The very first word he uses to describe her is “wealthy” which, even if it were accurate, isn’t really germane to what she had to say. As a long-time fan, I can assure you that for the vast majority of her career, she’s been anything but wealthy. The dig about her marriage to Neil Gaiman, which was apparently another attempt to cast her as wealthy and privileged, is even more unfair and less relevant. Even if she’s well-off now (and I don’t know that that’s the case), her story of how she went from being a street performer to being well-off without putting price tags on things is kind of the whole point of the talk, isn’t it?
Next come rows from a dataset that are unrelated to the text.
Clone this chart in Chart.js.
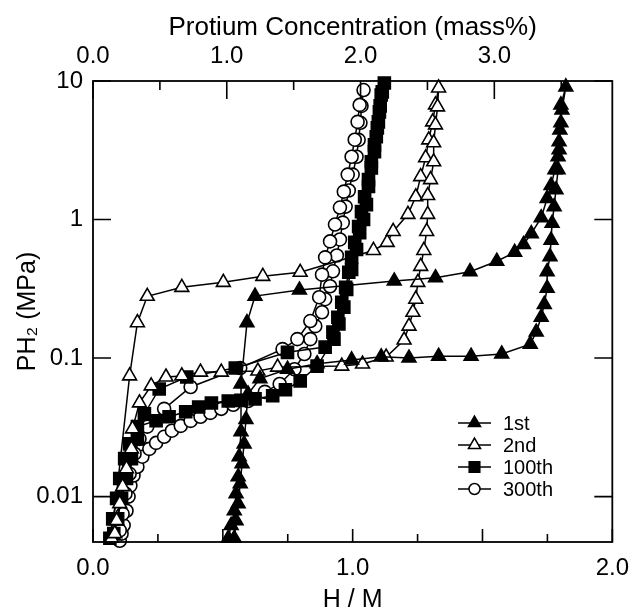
<!DOCTYPE html>
<html>
<head>
<meta charset="utf-8">
<script src="https://cdn.jsdelivr.net/npm/chart.js@4.4.0/dist/chart.umd.min.js"></script>
<style>
  html, body { margin: 0; padding: 0; background: #fff; }
</style>
</head>
<body>
<canvas id="pct" width="641" height="613"></canvas>
<script>
// PCT loops: absorption branch first, then desorption back down
const cycle1HM = [0.521, 0.532, 0.544, 0.551, 0.559, 0.563, 0.570, 0.570, 0.593, 0.624, 0.795, 1.160, 1.319, 1.452, 1.555, 1.624, 1.658, 1.688, 1.726, 1.749, 1.764, 1.779, 1.791, 1.795, 1.802, 1.802, 1.821,
                  1.806, 1.798, 1.795, 1.791, 1.783, 1.776, 1.768, 1.764, 1.760, 1.749, 1.749, 1.738, 1.726, 1.707, 1.684, 1.574, 1.456, 1.331, 1.217, 1.110, 0.996, 0.863, 0.749, 0.643, 0.597, 0.589, 0.582, 0.574, 0.567, 0.559, 0.551, 0.544];
const cycle1P = [0.0050, 0.0062, 0.0079, 0.0105, 0.0139, 0.0194, 0.0294, 0.065, 0.18, 0.28, 0.31, 0.36, 0.38, 0.42, 0.50, 0.58, 0.66, 0.79, 1.03, 1.42, 1.76, 2.29, 2.84, 3.64, 4.99, 6.72, 9.06,
                 6.18, 4.44, 3.19, 2.29, 1.64, 1.24, 0.94, 0.71, 0.54, 0.42, 0.32, 0.244, 0.197, 0.154, 0.126, 0.107, 0.103, 0.103, 0.100, 0.102, 0.097, 0.091, 0.083, 0.071, 0.055, 0.036, 0.024, 0.0173, 0.0124, 0.0089, 0.0067, 0.0050];

const cycle2HM = [0.072, 0.141, 0.171, 0.209, 0.342, 0.502, 0.654, 0.798, 1.080, 1.133, 1.156, 1.213, 1.243, 1.262, 1.281, 1.293, 1.308, 1.319, 1.331,
                  1.327, 1.319, 1.312, 1.312, 1.300, 1.289, 1.289, 1.285, 1.274, 1.262, 1.251, 1.243, 1.232, 1.217, 1.198, 1.129, 1.038, 0.958, 0.711, 0.635, 0.494, 0.414, 0.342, 0.281, 0.224, 0.179, 0.152, 0.148, 0.129, 0.114, 0.103, 0.091, 0.084];
const cycle2P = [0.0050, 0.0743, 0.18, 0.279, 0.324, 0.352, 0.389, 0.416, 0.598, 0.684, 0.82, 1.09, 1.46, 2.04, 2.79, 3.76, 5.07, 6.72, 8.91,
                 6.5, 4.82, 3.58, 2.61, 1.94, 1.49, 1.09, 0.82, 0.598, 0.459, 0.352, 0.266, 0.214, 0.170, 0.135, 0.1017, 0.0905, 0.0875, 0.086, 0.0806, 0.0792, 0.0792, 0.0743, 0.073, 0.063, 0.0475, 0.0308, 0.0221, 0.0159, 0.0118, 0.0089, 0.0067, 0.0054];

const cycle100HM = [0.065, 0.076, 0.091, 0.103, 0.122, 0.141, 0.171, 0.243, 0.293, 0.357, 0.407, 0.456, 0.521, 0.570, 0.624, 0.692, 0.741, 0.798, 0.863, 0.928, 0.947, 0.966, 0.977, 0.996, 1.015, 1.027, 1.042, 1.053, 1.061, 1.072, 1.084, 1.091, 1.099, 1.106, 1.114, 1.122,
                    1.110, 1.103, 1.095, 1.084, 1.072, 1.061, 1.046, 1.034, 1.023, 1.008, 0.996, 0.985, 0.973, 0.958, 0.943, 0.924, 0.894, 0.749, 0.548, 0.361, 0.255, 0.198, 0.171, 0.148, 0.129, 0.110, 0.095, 0.080];
const cycle100P = [0.0050, 0.0069, 0.0097, 0.0135, 0.0188, 0.024, 0.032, 0.0353, 0.0377, 0.041, 0.0443, 0.0474, 0.049, 0.0495, 0.0507, 0.0534, 0.059, 0.0684, 0.0875, 0.137, 0.176, 0.233, 0.313, 0.436, 0.608, 0.805, 1.0, 1.28, 1.73, 2.36, 3.09, 3.96, 5.07, 6.61, 8.34, 9.68,
                   7.93, 5.98, 4.59, 3.46, 2.61, 1.94, 1.46, 1.14, 0.89, 0.684, 0.533, 0.416, 0.324, 0.253, 0.197, 0.154, 0.12, 0.110, 0.0847, 0.073, 0.0598, 0.0395, 0.0261, 0.0188, 0.0135, 0.0097, 0.0069, 0.0054];

const cycle300HM = [0.103, 0.110, 0.118, 0.129, 0.137, 0.144, 0.156, 0.171, 0.190, 0.217, 0.243, 0.274, 0.304, 0.338, 0.376, 0.414, 0.452, 0.494, 0.540, 0.597, 0.662, 0.719, 0.776, 0.814, 0.837, 0.856, 0.882, 0.894, 0.913, 0.924, 0.939, 0.951, 0.962, 0.973, 0.985, 1.000, 1.015, 1.023, 1.030, 1.034, 1.042,
                    1.027, 1.019, 1.008, 0.996, 0.981, 0.966, 0.951, 0.932, 0.913, 0.894, 0.882, 0.871, 0.837, 0.787, 0.730, 0.567, 0.376, 0.274, 0.209, 0.179, 0.160, 0.141, 0.125, 0.114, 0.103];
const cycle300P = [0.0048, 0.0054, 0.0062, 0.0079, 0.0100, 0.0120, 0.0142, 0.0164, 0.0194, 0.0221, 0.0244, 0.027, 0.0299, 0.0324, 0.0352, 0.0377, 0.0402, 0.043, 0.046, 0.049, 0.057, 0.065, 0.083, 0.107, 0.137, 0.170, 0.214, 0.266, 0.33, 0.423, 0.55, 0.718, 0.95, 1.24, 1.62, 2.11, 2.84, 3.76, 4.99, 6.61, 8.6,
                   6.72, 5.07, 3.77, 2.84, 2.11, 1.59, 1.22, 0.92, 0.695, 0.533, 0.40, 0.275, 0.185, 0.137, 0.116, 0.0847, 0.0618, 0.043, 0.032, 0.0261, 0.0204, 0.0146, 0.0105, 0.0075, 0.0057];

const cycleNames = ['1st', '2nd', '100th', '300th'];
const hmTicks = [0, 0.25, 0.5, 0.75, 1.0, 1.25, 1.5, 1.75, 2.0];
const massTicks = [0, 0.5, 1.0, 1.5, 2.0, 2.5, 3.0, 3.5];
const pressureTicks = [0.01, 0.1, 1, 10];

const FONT = "'Liberation Sans', Arial, Helvetica, sans-serif";

const toPoints = (hm, p) => hm.map((x, i) => ({ x, y: p[i] }));

const markerStyles = [
    { pointStyle: 'triangle', radius: 8, fill: '#000' },
    { pointStyle: 'triangle', radius: 8, fill: '#fff' },
    { pointStyle: 'rect', radius: 8.5, fill: '#000' },
    { pointStyle: 'circle', radius: 6.5, fill: '#fff' }
];

const series = [
    toPoints(cycle1HM, cycle1P),
    toPoints(cycle2HM, cycle2P),
    toPoints(cycle100HM, cycle100P),
    toPoints(cycle300HM, cycle300P)
];

const datasets = series.map((data, i) => ({
    label: cycleNames[i],
    data,
    showLine: true,
    borderColor: '#000',
    borderWidth: 1.5,
    pointStyle: markerStyles[i].pointStyle,
    pointRadius: markerStyles[i].radius,
    pointBackgroundColor: markerStyles[i].fill,
    pointBorderColor: '#000',
    pointBorderWidth: 1.6,
    clip: false
}));

// frame, inward tick marks and the in-plot legend
const frameAndLegend = {
    id: 'frameAndLegend',
    afterDraw(chart) {
        const { ctx, chartArea: a, scales } = chart;
        ctx.save();
        ctx.strokeStyle = '#000';
        ctx.lineWidth = 1.8;
        ctx.strokeRect(a.left, a.top, a.right - a.left, a.bottom - a.top);

        ctx.lineWidth = 1.6;
        ctx.beginPath();
        hmTicks.forEach(v => {
            const x = scales.x.getPixelForValue(v);
            const len = (v * 2) % 1 === 0 ? 13 : 8;
            ctx.moveTo(x, a.bottom);
            ctx.lineTo(x, a.bottom - len);
        });
        massTicks.forEach(v => {
            const x = scales.x2.getPixelForValue(v);
            const len = v % 1 === 0 ? 18 : 9;
            ctx.moveTo(x, a.top);
            ctx.lineTo(x, a.top + len);
        });
        pressureTicks.forEach(v => {
            const y = scales.y.getPixelForValue(v);
            ctx.moveTo(a.left, y);
            ctx.lineTo(a.left + 18, y);
            ctx.moveTo(a.right, y);
            ctx.lineTo(a.right - 18, y);
        });
        ctx.stroke();

        // legend
        const lx = 458, ly = 423, rowH = 22;
        ctx.font = '20px ' + FONT;
        ctx.textBaseline = 'middle';
        ctx.textAlign = 'left';
        cycleNames.forEach((name, i) => {
            const y = ly + i * rowH;
            ctx.lineWidth = 1.5;
            ctx.strokeStyle = '#000';
            ctx.beginPath();
            ctx.moveTo(lx, y);
            ctx.lineTo(lx + 33, y);
            ctx.stroke();
            ctx.fillStyle = markerStyles[i].fill;
            Chart.helpers.drawPoint(ctx, {
                pointStyle: markerStyles[i].pointStyle,
                radius: markerStyles[i].radius - 1,
                rotation: 0,
                borderWidth: 1.5
            }, lx + 16.5, y);
            ctx.fillStyle = '#000';
            ctx.fillText(name, lx + 45, y + 1);
        });
        ctx.restore();
    }
};

new Chart(document.getElementById('pct'), {
    type: 'scatter',
    data: { datasets },
    options: {
        responsive: false,
        animation: false,
        devicePixelRatio: 1,
        layout: { padding: { left: 0, right: 22, top: 0, bottom: 0 } },
        plugins: {
            legend: { display: false },
            tooltip: { enabled: false }
        },
        scales: {
            x: {
                type: 'linear',
                position: 'bottom',
                min: 0,
                max: 2,
                grid: { display: false, drawTicks: false, tickLength: 0 },
                border: { display: false },
                afterBuildTicks: (s) => { s.ticks = hmTicks.map(value => ({ value })); },
                afterFit: (s) => { s.height = 71; },
                ticks: {
                    autoSkip: false,
                    maxRotation: 0,
                    padding: 12,
                    color: '#000',
                    font: { family: FONT, size: 24 },
                    callback: (v) => (v % 1 === 0 ? Number(v).toFixed(1) : '')
                },
                title: {
                    display: true,
                    text: 'H / M',
                    color: '#000',
                    font: { family: FONT, size: 25, lineHeight: 1 },
                    padding: { top: 0, bottom: 0 }
                }
            },
            x2: {
                type: 'linear',
                position: 'top',
                min: 0,
                max: 3.882,
                grid: { display: false, drawTicks: false, tickLength: 0 },
                border: { display: false },
                afterBuildTicks: (s) => { s.ticks = massTicks.map(value => ({ value })); },
                afterFit: (s) => { s.height = 81; },
                ticks: {
                    autoSkip: false,
                    maxRotation: 0,
                    padding: 10,
                    color: '#000',
                    font: { family: FONT, size: 24 },
                    callback: (v) => (v % 1 === 0 ? Number(v).toFixed(1) : '')
                },
                title: {
                    display: true,
                    text: 'Protium Concentration (mass%)',
                    color: '#000',
                    font: { family: FONT, size: 26, lineHeight: 1 },
                    padding: { top: 15, bottom: 0 }
                }
            },
            y: {
                type: 'logarithmic',
                position: 'left',
                min: 0.0047,
                max: 10,
                grid: { display: false, drawTicks: false, tickLength: 0 },
                border: { display: false },
                afterBuildTicks: (s) => { s.ticks = pressureTicks.map(value => ({ value })); },
                afterFit: (s) => { s.width = 93; },
                ticks: {
                    autoSkip: false,
                    padding: 10,
                    color: '#000',
                    font: { family: FONT, size: 24 },
                    callback: (v) => String(v)
                },
                title: {
                    display: true,
                    text: 'PH₂ (MPa)',
                    color: '#000',
                    font: { family: FONT, size: 25, lineHeight: 1 },
                    padding: { top: 16, bottom: 0 }
                }
            }
        }
    },
    plugins: [frameAndLegend]
});
</script>
</body>
</html>
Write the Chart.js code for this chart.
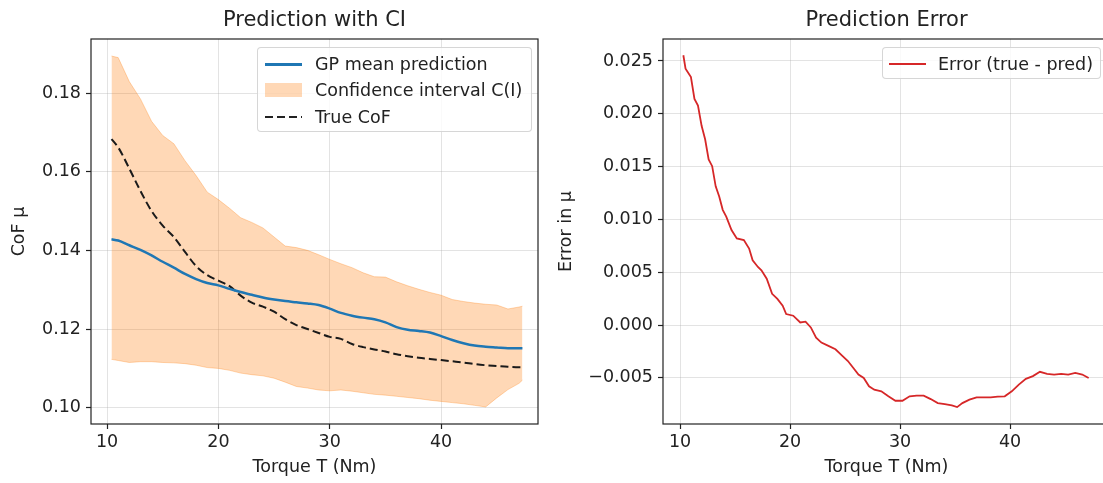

The point was certainly not “artists should work for free.” If that’s what you took away from it, probably need to watch the video again. Neither was her main thrust “people should give her things.” She was the one who was giving her art away and then letting the audience offer support as they saw fit. 

As Palmer pointed out, the modern model of mass-producing reproductions of artist’s work, wherein the distributor had a monopoly to hold over both artists and customers, is an anomaly and it has run it’s course. The price/value of art can no longer be determined by the cost of reproducing and distributing the art because both of those items are essentially free now. We can argue about whether or not that’s a good thing or not, but it is an undeniably true thing. The safety blanket of licensing your art to a distributor is over. Your work can now be losslessly copied an infinite number of times at almost no effort, and those copies can be accessed from any point on this planet. 

So what are you going to do about it? Amanda Palmer is trying to share with you the things that have worked for her. Those things might not work for you. Those things might not be things you would want to do. But for fuck’s sake man, don’t get pissy because she’s figured out how to do something that you haven’t. She’s giving it away, for free. Don’t act so whiny about it.